Copy every entry word for word. Skip the pictures.
-- BEGIN --
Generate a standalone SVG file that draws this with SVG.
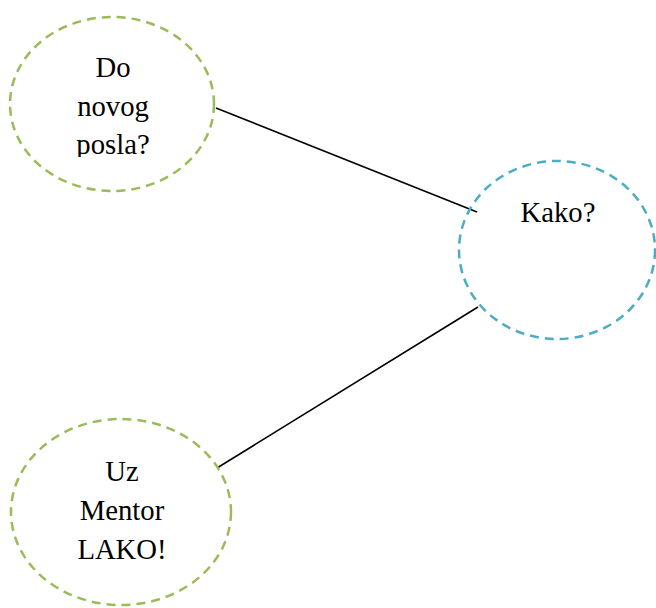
<svg xmlns="http://www.w3.org/2000/svg" width="656" height="608" viewBox="0 0 656 608">
<style>
.n{fill:none;stroke-width:2.5;stroke-dasharray:9 6}
.g{stroke:#9BBB59}
.b{stroke:#4BACC6}
.t{font-family:"Liberation Serif","Times New Roman",serif;font-size:28.7px;fill:#000;text-anchor:middle}
.c{stroke:#000;stroke-width:1.6;fill:none}
</style>
<defs><clipPath id="cp1"><rect x="0" y="0" width="656" height="157"/></clipPath></defs>
<rect width="656" height="608" fill="#fff"/>
<g id="connectors">
<line class="c" x1="216" y1="108" x2="477" y2="212"/>
<line class="c" x1="217" y1="468" x2="478" y2="307"/>
</g>
<g id="node1">
<ellipse class="n g" cx="112" cy="104" rx="102" ry="87"/>
<text class="t" clip-path="url(#cp1)"><tspan x="113" y="77">Do</tspan><tspan x="113" y="115.5">novog</tspan><tspan x="113" y="154">posla?</tspan></text>
</g>
<g id="node2">
<ellipse class="n b" cx="557" cy="250" rx="98" ry="89"/>
<text class="t" x="558" y="222">Kako?</text>
</g>
<g id="node3">
<ellipse class="n g" cx="121" cy="512" rx="110" ry="93"/>
<text class="t"><tspan x="122" y="481">Uz</tspan><tspan x="122" y="520">Mentor</tspan><tspan x="122" y="559">LAKO!</tspan></text>
</g>
</svg>
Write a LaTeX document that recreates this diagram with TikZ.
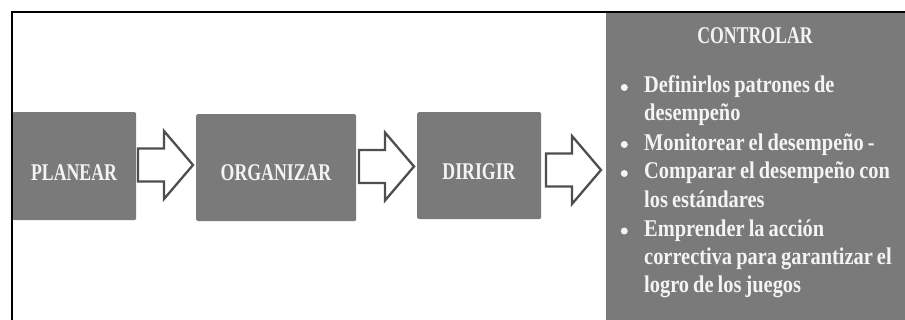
\documentclass[tikz,border=0pt]{standalone}
\usepackage{fontspec}
\newfontfamily\capsfont[FakeStretch=0.74]{Liberation Serif Bold}
\newfontfamily\bodyfont[FakeStretch=0.85, WordSpace=0.8]{Liberation Serif Bold}
\definecolor{boxgray}{RGB}{122,122,122}
\definecolor{txtcol}{RGB}{244,244,244}
\definecolor{arrowline}{RGB}{78,78,78}
\tikzset{
  box/.style={fill=boxgray, draw=none, rounded corners=1.5pt, anchor=north west, inner sep=0pt},
  lbl/.style={text=txtcol, font=\capsfont\fontsize{24}{24}\selectfont, anchor=base, inner sep=0pt},
  itemtext/.style={text=txtcol, font=\bodyfont\fontsize{24}{24}\selectfont, anchor=base west, inner sep=0pt},
  bul/.style={circle, fill=txtcol, minimum size=7pt, inner sep=0pt},
  barrow/.style={draw=arrowline, fill=white, line width=2.3pt, line join=miter},
  framestyle/.style={draw=black, line width=2pt},
  blockarrow/.pic={\draw[barrow] (0,-16.5) -- (26,-16.5) -- (26,-34) -- (55,0) -- (26,34) -- (26,16.5) -- (0,16.5) -- cycle;}
}
\begin{document}
\begin{tikzpicture}[x=1pt,y=-1pt]
\useasboundingbox (0,0) rectangle (905,320);
% boxes
\node[box, minimum width=124pt, minimum height=108pt] (plan) at (12,112) {};
\node[box, minimum width=160pt, minimum height=107pt] (org) at (196,114) {};
\node[box, minimum width=124pt, minimum height=107pt] (dir) at (417,112) {};
\node[box, rounded corners=0pt, minimum width=299pt, minimum height=307pt] (ctrl) at (606,13) {};
% labels
\node[lbl] (planT) at (74,181) {PLANEAR};
\node[lbl] (orgT) at (276,181) {ORGANIZAR};
\node[lbl] (dirT) at (479,180) {DIRIGIR};
\node[lbl] (ctrlT) at (755,44) {CONTROLAR};
% list
\node[itemtext] (l1) at (644,93) {Definirlos patrones de};
\node[itemtext] (l2) at (644,121) {desempeño};
\node[itemtext] (l3) at (644,150.5) {Monitorear el desempeño -};
\node[itemtext] (l4) at (644,179) {Comparar el desempeño con};
\node[itemtext] (l5) at (644,207.5) {los estándares};
\node[itemtext] (l6) at (644,236.5) {Emprender la acción};
\node[itemtext] (l7) at (644,265) {correctiva para garantizar el};
\node[itemtext] (l8) at (644,292.5) {logro de los juegos};
\node[bul] (b1) at (624.3,87.5) {};
\node[bul] (b2) at (624.3,144.5) {};
\node[bul] (b3) at (624.3,173.5) {};
\node[bul] (b4) at (624.3,231) {};
% block arrows
\pic at (138,165) {blockarrow};
\pic at (359,166.5) {blockarrow};
\pic at (546,170) {blockarrow};
% frame
\draw[framestyle] (12,321) -- (12,12) -- (906,12);
\end{tikzpicture}
\end{document}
-- END --
§ **EXPECTED OUTPUT**
Generate a standalone SVG file that draws this with SVG.
<svg xmlns="http://www.w3.org/2000/svg" width="656" height="608" viewBox="0 0 656 608">
<style>
.n{fill:none;stroke-width:2.5;stroke-dasharray:9 6}
.g{stroke:#9BBB59}
.b{stroke:#4BACC6}
.t{font-family:"Liberation Serif","Times New Roman",serif;font-size:28.7px;fill:#000;text-anchor:middle}
.c{stroke:#000;stroke-width:1.6;fill:none}
</style>
<defs><clipPath id="cp1"><rect x="0" y="0" width="656" height="157"/></clipPath></defs>
<rect width="656" height="608" fill="#fff"/>
<g id="connectors">
<line class="c" x1="216" y1="108" x2="477" y2="212"/>
<line class="c" x1="217" y1="468" x2="478" y2="307"/>
</g>
<g id="node1">
<ellipse class="n g" cx="112" cy="104" rx="102" ry="87"/>
<text class="t" clip-path="url(#cp1)"><tspan x="113" y="77">Do</tspan><tspan x="113" y="115.5">novog</tspan><tspan x="113" y="154">posla?</tspan></text>
</g>
<g id="node2">
<ellipse class="n b" cx="557" cy="250" rx="98" ry="89"/>
<text class="t" x="558" y="222">Kako?</text>
</g>
<g id="node3">
<ellipse class="n g" cx="121" cy="512" rx="110" ry="93"/>
<text class="t"><tspan x="122" y="481">Uz</tspan><tspan x="122" y="520">Mentor</tspan><tspan x="122" y="559">LAKO!</tspan></text>
</g>
</svg>
Write a LaTeX document that recreates this diagram with TikZ.
\documentclass[tikz,border=0pt]{standalone}
\usepackage{fontspec}
\newfontfamily\capsfont[FakeStretch=0.74]{Liberation Serif Bold}
\newfontfamily\bodyfont[FakeStretch=0.85, WordSpace=0.8]{Liberation Serif Bold}
\definecolor{boxgray}{RGB}{122,122,122}
\definecolor{txtcol}{RGB}{244,244,244}
\definecolor{arrowline}{RGB}{78,78,78}
\tikzset{
  box/.style={fill=boxgray, draw=none, rounded corners=1.5pt, anchor=north west, inner sep=0pt},
  lbl/.style={text=txtcol, font=\capsfont\fontsize{24}{24}\selectfont, anchor=base, inner sep=0pt},
  itemtext/.style={text=txtcol, font=\bodyfont\fontsize{24}{24}\selectfont, anchor=base west, inner sep=0pt},
  bul/.style={circle, fill=txtcol, minimum size=7pt, inner sep=0pt},
  barrow/.style={draw=arrowline, fill=white, line width=2.3pt, line join=miter},
  framestyle/.style={draw=black, line width=2pt},
  blockarrow/.pic={\draw[barrow] (0,-16.5) -- (26,-16.5) -- (26,-34) -- (55,0) -- (26,34) -- (26,16.5) -- (0,16.5) -- cycle;}
}
\begin{document}
\begin{tikzpicture}[x=1pt,y=-1pt]
\useasboundingbox (0,0) rectangle (905,320);
% boxes
\node[box, minimum width=124pt, minimum height=108pt] (plan) at (12,112) {};
\node[box, minimum width=160pt, minimum height=107pt] (org) at (196,114) {};
\node[box, minimum width=124pt, minimum height=107pt] (dir) at (417,112) {};
\node[box, rounded corners=0pt, minimum width=299pt, minimum height=307pt] (ctrl) at (606,13) {};
% labels
\node[lbl] (planT) at (74,181) {PLANEAR};
\node[lbl] (orgT) at (276,181) {ORGANIZAR};
\node[lbl] (dirT) at (479,180) {DIRIGIR};
\node[lbl] (ctrlT) at (755,44) {CONTROLAR};
% list
\node[itemtext] (l1) at (644,93) {Definirlos patrones de};
\node[itemtext] (l2) at (644,121) {desempeño};
\node[itemtext] (l3) at (644,150.5) {Monitorear el desempeño -};
\node[itemtext] (l4) at (644,179) {Comparar el desempeño con};
\node[itemtext] (l5) at (644,207.5) {los estándares};
\node[itemtext] (l6) at (644,236.5) {Emprender la acción};
\node[itemtext] (l7) at (644,265) {correctiva para garantizar el};
\node[itemtext] (l8) at (644,292.5) {logro de los juegos};
\node[bul] (b1) at (624.3,87.5) {};
\node[bul] (b2) at (624.3,144.5) {};
\node[bul] (b3) at (624.3,173.5) {};
\node[bul] (b4) at (624.3,231) {};
% block arrows
\pic at (138,165) {blockarrow};
\pic at (359,166.5) {blockarrow};
\pic at (546,170) {blockarrow};
% frame
\draw[framestyle] (12,321) -- (12,12) -- (906,12);
\end{tikzpicture}
\end{document}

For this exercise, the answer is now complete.